Well, that was a cracker of a weekend. Sometimes you’d just be left in awe of the sheer mastery you’re witnessing, and that was precisely the feeling when watching the work of the TG4 person tasked with updating their As It Stands table during those National League football games.
That's not to underestimate the shift put in by our host Micheál Ó Domhnaill who had the job of split-screening our tellies and transporting us from Clones to Letterkenny to Killarney to Carrick-on-Shannon and back to Clones again whenever anything of note happened at one of the venues, like he was a Celtic hybrid of Phileas Fogg and Jeff Stelling.
But the As It Stands person, the love child of Pythagoras and Carol Vorderman, performed heroics.
In, say, soccerball, the scores aren’t all that frequent, so updating those tables is a breeze. But 11 goals and 122 points were scored in Clones/Letterkenny/Killarney/Carrick-on-Shannon, so according to this abacus that was 133 changes that had to be made to the Division One table.
And note, TG4’s As It Stands person wasn’t just updating points, they had to look after the scoring difference too, which, presumably, had them typing much like Kermit in that gif while their brain was in overdrive doing the maths.
So, doff yer caps. And forget yer Super Sundays – this was Deadly Dhomhnach.
Deadly, certainly, for the relegated Dubs, Jack McCarron proving to be the Chiedozie Ogbene of Monaghan with his 2-06, including that cheeky fecker of a lobbed goal and winning free in the dying seconds that wasn’t a bother on him even though the distance, to nervy Stony Grey Soil folk, looked to be from Clones to Killarney.
I'm actually speechless, football never fails to amaze you . . . absolute heartbreak
Chiedozie, meanwhile, almost made some of us love soccerball again having decided to give it up as a bad job after our girls’ defeat by Finland in the Under-17 European Championship qualifier in Tallaght.
One-nil up on 91 minutes, 28 seconds, and they lost 2-1. "I'm speechless," said Alan Cawley on RTÉ News, "I'm actually speechless, football never fails to amaze you . . . absolute heartbreak." It was too, you couldn't be coping with the sight of young ones bawling in to their jerseys, hearts-in-smithereens territory.
But Chiedozie lifted the soccerball spirits again with his performance against Belgium, Mick McCarthy, on Sky duty, upsetting Rotherham fans by saying “I’m not trying to upset any Rotherham fans . . . but he doesn’t look like he’s playing for Rotherham.”

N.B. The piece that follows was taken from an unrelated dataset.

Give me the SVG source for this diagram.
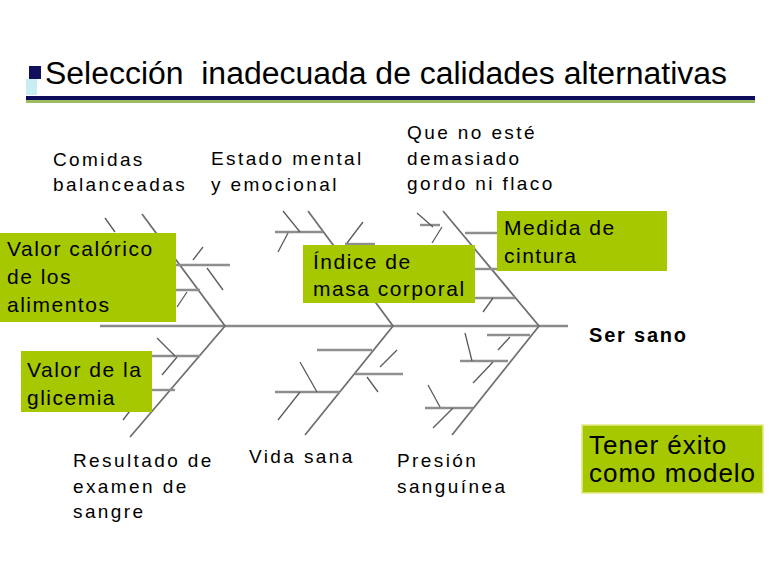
<svg xmlns="http://www.w3.org/2000/svg" width="780" height="581" viewBox="0 0 780 581">
<style>
.t{font-family:"Liberation Sans",Arial,sans-serif;fill:#000}
.p{font-size:19px;letter-spacing:2.4px}
.b{font-size:21px;letter-spacing:1.5px}
.box{fill:#a6c800}
.sp{stroke:#8a8a8a;stroke-width:2.6;fill:none}
.br{stroke:#707070;stroke-width:1.8;fill:none}
.rb{stroke:#8e8e8e;stroke-width:2.4;fill:none}
.tk{stroke:#5a5a5a;stroke-width:1.3;fill:none}
</style>
<rect width="780" height="581" fill="#fff"/>
<g id="title">
<rect x="26" y="79" width="11" height="16" fill="#c8eef4"/>
<rect x="29" y="66" width="12" height="13" fill="#10105e"/>
<text class="t" x="45" y="84" font-size="31" textLength="682" lengthAdjust="spacingAndGlyphs">Selección&#160; inadecuada de calidades alternativas</text>
<rect x="26" y="96" width="729" height="4" fill="#0d0d5c"/>
<rect x="26" y="100" width="729" height="3" fill="#9dbb61"/>
</g>
<g id="connectors">
<line class="sp" x1="100" y1="326" x2="568" y2="326"/>
<polyline class="br" points="142,214 225,326 130,437"/>
<polyline class="br" points="308,211 393,326 305,435"/>
<polyline class="br" points="443,211 539,326 452,435"/>
<line class="rb" x1="150" y1="265" x2="230" y2="265"/>
<line class="rb" x1="150" y1="290" x2="200" y2="290"/>
<line class="rb" x1="275" y1="232" x2="323" y2="232"/>
<line class="rb" x1="345" y1="244" x2="375" y2="244"/>
<line class="rb" x1="420" y1="225" x2="440" y2="225"/>
<line class="rb" x1="465" y1="233" x2="500" y2="233"/>
<line class="rb" x1="475" y1="269" x2="500" y2="269"/>
<line class="rb" x1="470" y1="298" x2="515" y2="298"/>
<line class="rb" x1="147" y1="356" x2="200" y2="356"/>
<line class="rb" x1="150" y1="390" x2="175" y2="390"/>
<line class="rb" x1="317" y1="350" x2="372" y2="350"/>
<line class="rb" x1="355" y1="374" x2="403" y2="374"/>
<line class="rb" x1="275" y1="392" x2="340" y2="392"/>
<line class="rb" x1="487" y1="335" x2="530" y2="335"/>
<line class="rb" x1="460" y1="361" x2="508" y2="361"/>
<line class="rb" x1="425" y1="408" x2="473" y2="408"/>
<line class="tk" x1="105" y1="218" x2="115" y2="232"/>
<line class="tk" x1="193" y1="260" x2="203" y2="247"/>
<line class="tk" x1="207" y1="268" x2="223" y2="290"/>
<line class="tk" x1="177" y1="307" x2="187" y2="292"/>
<line class="tk" x1="283" y1="211" x2="300" y2="232"/>
<line class="tk" x1="278" y1="252" x2="288" y2="233"/>
<line class="tk" x1="347" y1="243" x2="363" y2="222"/>
<line class="tk" x1="417" y1="213" x2="433" y2="227"/>
<line class="tk" x1="432" y1="243" x2="442" y2="227"/>
<line class="tk" x1="483" y1="312" x2="493" y2="298"/>
<line class="tk" x1="157" y1="338" x2="175" y2="356"/>
<line class="tk" x1="162" y1="375" x2="177" y2="357"/>
<line class="tk" x1="123" y1="420" x2="133" y2="407"/>
<line class="tk" x1="380" y1="367" x2="397" y2="350"/>
<line class="tk" x1="367" y1="377" x2="378" y2="392"/>
<line class="tk" x1="300" y1="362" x2="317" y2="392"/>
<line class="tk" x1="278" y1="420" x2="300" y2="392"/>
<line class="tk" x1="498" y1="350" x2="510" y2="337"/>
<line class="tk" x1="465" y1="333" x2="472" y2="361"/>
<line class="tk" x1="473" y1="383" x2="493" y2="362"/>
<line class="tk" x1="428" y1="385" x2="440" y2="407"/>
<line class="tk" x1="433" y1="428" x2="453" y2="408"/>
</g>
<g id="comidas">
<text class="t p" x="53" y="166">Comidas</text>
<text class="t p" x="53" y="191">balanceadas</text>
</g>
<g id="estado">
<text class="t p" x="211" y="165">Estado mental</text>
<text class="t p" x="211" y="191">y emocional</text>
</g>
<g id="gordo">
<text class="t p" x="407" y="139">Que no esté</text>
<text class="t p" x="407" y="165">demasiado</text>
<text class="t p" x="407" y="190">gordo ni flaco</text>
</g>
<g id="valorcal">
<rect class="box" x="0" y="233" width="176" height="89"/>
<text class="t b" x="7" y="256">Valor calórico</text>
<text class="t b" x="7" y="284">de los</text>
<text class="t b" x="7" y="312">alimentos</text>
</g>
<g id="indice">
<rect class="box" x="303" y="245" width="172" height="58"/>
<text class="t b" x="313" y="269">Índice de</text>
<text class="t b" x="313" y="296">masa corporal</text>
</g>
<g id="medida">
<rect class="box" x="497" y="211" width="170" height="60"/>
<text class="t b" x="504" y="235">Medida de</text>
<text class="t b" x="504" y="263">cintura</text>
</g>
<g id="sersano">
<text class="t" x="589" y="342" font-size="20" font-weight="bold" letter-spacing="1.8">Ser sano</text>
</g>
<g id="glicemia">
<rect class="box" x="21" y="351" width="131" height="61"/>
<text class="t b" x="27" y="377">Valor de la</text>
<text class="t b" x="27" y="405">glicemia</text>
</g>
<g id="resultado">
<text class="t p" x="73" y="467">Resultado de</text>
<text class="t p" x="73" y="493">examen de</text>
<text class="t p" x="73" y="518">sangre</text>
</g>
<g id="vida">
<text class="t p" x="249" y="463">Vida sana</text>
</g>
<g id="presion">
<text class="t p" x="397" y="467">Presión</text>
<text class="t p" x="397" y="493">sanguínea</text>
</g>
<g id="tener">
<rect x="582" y="425" width="181" height="68" fill="#a6c800" stroke="#e6e98a" stroke-width="1.5"/>
<text class="t" x="589" y="454" font-size="26" letter-spacing="1">Tener éxito</text>
<text class="t" x="589" y="482" font-size="26" letter-spacing="1">como modelo</text>
</g>
</svg>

At the rate he's going, Chiedozie could be appearing at an Irish football legends' lunch in about 50 years time, as the likes of Ray Houghton, Packie Bonner and Charlie O'Leary did to mark the FAI's centenary, snippets of which Sky brought us. "Charlie's about 96," said Mick. "That's years, not centimetres." A diminutive kit man, perhaps, but indomitable certainly.
Apart from a silver hair here and there, he looks ready to be selected for Tuesday's friendly against Lithuania
Another of that gang, incidentally, who is ageing obscenely gracefully, is Denis Irwin who turned up at Old Trafford on Sunday for Sky's coverage of Manchester United women's first game at the stadium in front of fans (having played their before during Covid-enforced empty stands).
Denis, it can be confirmed, is the Dorian Gray of Irish soccerball, apart from a silver hair here and there, he looks ready to be selected for Tuesday's friendly against Lithuania.
A crowd of 20,241, the highest of the women’s Super League season, turned up for the game, United beating Everton 3-1. What’s that line? “If you build it, they will come.”
Which could be applied to women's rugby in this neck of the woods, a record 6,113 turning up at the RDS to see Ireland lose to a Welsh side they had mullered 45-0 in Cardiff a year ago. And then Wales made half their squad professional, and voila. "We'll take the learnings from this," coach Greg McWilliams told Virgin Media's Tommy Bowe after the game. The chief learnings? Investment, it can do wonders.
Anyway, time to award the Shot of the Week gong. Drum roll! The winner is Brooks Koepka for his 443-yard drive at the WGC-Dell Match Play thingie.
As Sky's Andrew Coltart put it, "I don't go that far for my holidays". Clones to Killarney and back.